Arms' "Backwards Record" EP Reviewed

Up In Arms
Up In Arms

I’ve seen Arms twice on stage, one night, wandering West of Houston, back in 2009, I wandered into Mercury Lounge and was systematically blown away by Arms and I picked up the album Kids Aflame, and was very impressed again. But then, somehow or the other, I lost track of the band, really Todd Goldstein (a good guy) and various accomplices, even 2011’s full length Summer Skills didn’t fully wake me up.

But last year I caught the band at Studio At Webster Hall as part of the CMJ fest and again I was blown away by the performance and by the songs they were playing off the excellent EP2. You can read my take here but here is an excerpt “The 20 minute set is a complete triumph, it doesn’t build, it spins.”

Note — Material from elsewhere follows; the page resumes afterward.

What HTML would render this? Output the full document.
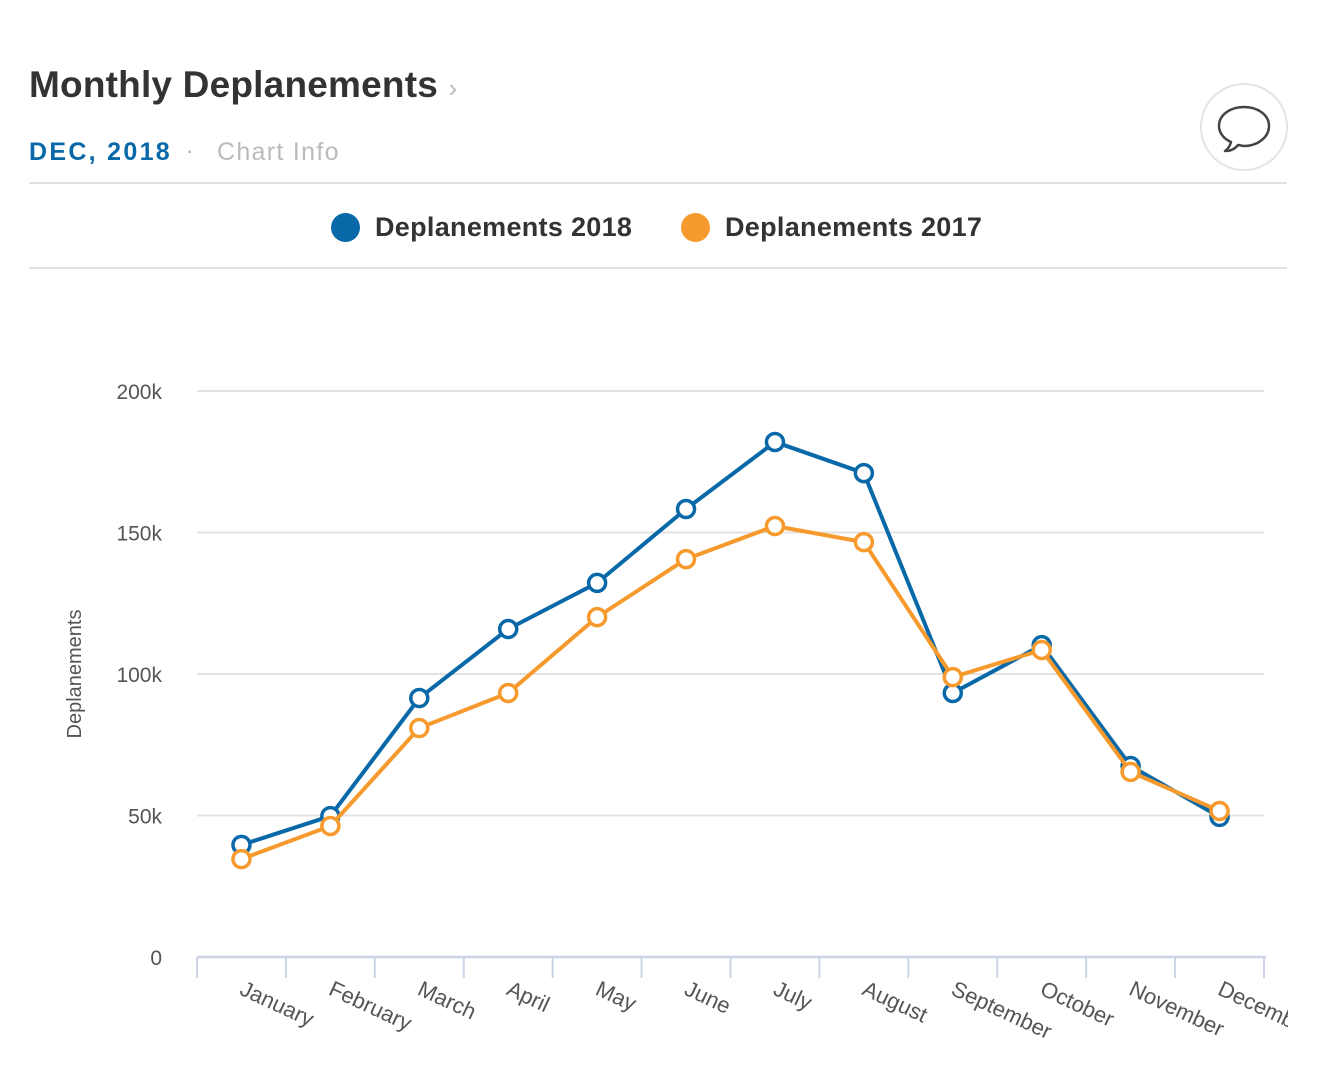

Some eleven months later and Arms have released a covers EP, Backwards Record, on Spotify only and I like it a lot though I am a little baffled by these lo-fi slowed down almost operatic versions of songs which, for the most part, weren’t that popular in the first place.

First among equals is the Ronnie Lane and Ron Wood masterpiece for the Faces, “Ooh La La”. Poor ol’ Ronnie Lane, Plonk to his buddies, the very soul of the Faces and a great songwriter who died from multiple sclerosis back in 1997, has never gotten his due. Was never Rod Stewart. “Ooh La La” is the rueful story of Ronnie funning at his Grandpa’s warnings about women’s ways until Ronnie is caught himself. Todd plays it for tragedy, a melodic dirge, all of these songs are melodic dirges, but you are on firmer ground rearranging Elliott Smith and Guided By Voices and both those songs are quite acceptable, GBV’s “Goldheart Mountaintop Queen Directory” sounds like a spiritual, Rufus Wainwright’s “Foolish Love” an overwrought country ballad and Elliott Smith “Ballad Of Big Nothing” a lo-fi bedsit land folk rock.

This is small music but big sentiments and it does the job but in whose cause I am not certain. By most standards, this is pretty good stuff, by Todd’s standards it is probably his least interesting work to date and still pretty good.